Sandinista authorities, Callahan added, “Often turn a blind eye to these land invasions.”
The ripple effects are being felt, he said.
“That not only affects the confidence that people have in the judicial system, but it also affects foreign investment because who is going to come here if the judicial system will not respect and enforce the sanctity of contract, property titles and that kind of thing? It’s of great concern and it’s very well known as a problem. Land invasions are getting worse, absolutely,” Callahan said.
For former Attorney General Novoa, the problem is that each government—the Sandinistas and their predecessors—tries to resolve property issues to favor their own coterie.
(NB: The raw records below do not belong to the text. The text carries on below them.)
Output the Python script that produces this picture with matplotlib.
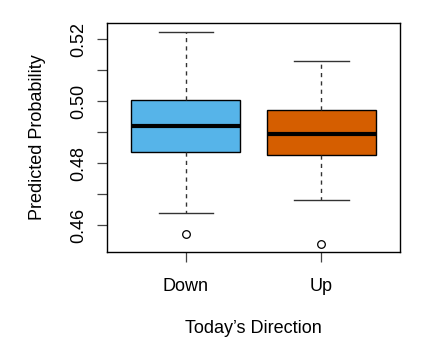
import matplotlib.pyplot as plt
from matplotlib.ticker import MultipleLocator, FuncFormatter

plt.rcParams["font.family"] = ["Liberation Sans", "DejaVu Sans"]

# valores
categorias = ["Down", "Up"]
mediana = [0.4918, 0.4893]
q1 = [0.4836, 0.4825]
q3 = [0.5005, 0.4970]
whisker_baixo = [0.4639, 0.4681]
whisker_alto = [0.5224, 0.5129]
outliers = [[0.4570], [0.4539]]
cores = ["#56B4E9", "#D55E00"]

stats = []
for i in range(len(categorias)):
    stats.append(
        {
            "label": categorias[i],
            "med": mediana[i],
            "q1": q1[i],
            "q3": q3[i],
            "whislo": whisker_baixo[i],
            "whishi": whisker_alto[i],
            "fliers": outliers[i],
        }
    )

fig = plt.figure(figsize=(4.23, 3.39), dpi=100)
ax = fig.add_axes([0.253, 0.257, 0.693, 0.675])

bp = ax.bxp(
    stats,
    positions=[1, 2],
    widths=0.8,
    capwidths=0.4,
    patch_artist=True,
    boxprops=dict(edgecolor="black", linewidth=1.0),
    medianprops=dict(color="black", linewidth=3.0, solid_capstyle="butt"),
    whiskerprops=dict(color="#333333", linewidth=1.0, linestyle=(0, (3, 3))),
    capprops=dict(color="#333333", linewidth=1.0),
    flierprops=dict(marker="o", markerfacecolor="none", markeredgecolor="black",
                    markersize=5.5, markeredgewidth=0.9),
)
for caixa, cor in zip(bp["boxes"], cores):
    caixa.set_facecolor(cor)

ax.set_xlim(0.42, 2.58)
ax.set_ylim(0.4513, 0.5252)

ax.yaxis.set_major_locator(MultipleLocator(0.01))
ax.yaxis.set_major_formatter(
    FuncFormatter(lambda v, p: f"{v:.2f}" if round(v * 100) % 2 == 0 else "")
)
ax.set_xticks([1, 2])
ax.set_xticklabels(categorias)

ax.tick_params(axis="y", length=7.5, width=0.9, pad=7, labelsize=13,
               color="#444444", labelrotation=90)
for lbl in ax.get_yticklabels():
    lbl.set_verticalalignment("center")
ax.tick_params(axis="x", length=7.5, width=0.9, pad=11, labelsize=13,
               color="#444444")

for s in ax.spines.values():
    s.set_linewidth(1.0)

ax.set_ylabel("Predicted Probability", fontsize=13, labelpad=17)
ax.set_xlabel("Today\u2019s Direction", fontsize=13, labelpad=18)

fig.savefig("out.png", dpi=100)
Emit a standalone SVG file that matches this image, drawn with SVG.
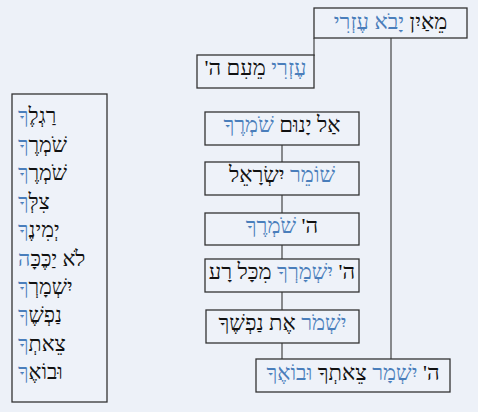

“The problem of property rights is not resolved in Nicaragua,” Novoa said. “Former Presidents Violeta (Chamorro) and (Arnoldo) Alemán tried to resolve it, and now this government, too. But the they are trying to resolve the problem in their own way, according to the interests of a certain group that’s in power at the moment.”
If Teonoste gets gobbled up by the government, Bühler says, Nicaragua’s investment climate will go down the toilet with the strength of an industrial flush, no matter how much counter-spin the Sandinistas try to put on the situation.
“There is no confidence and tremendous judicial insecurity in Nicaragua right now,” the Swiss investor said. “If this is allowed, no one is safe and all Nicaraguans will be affected.”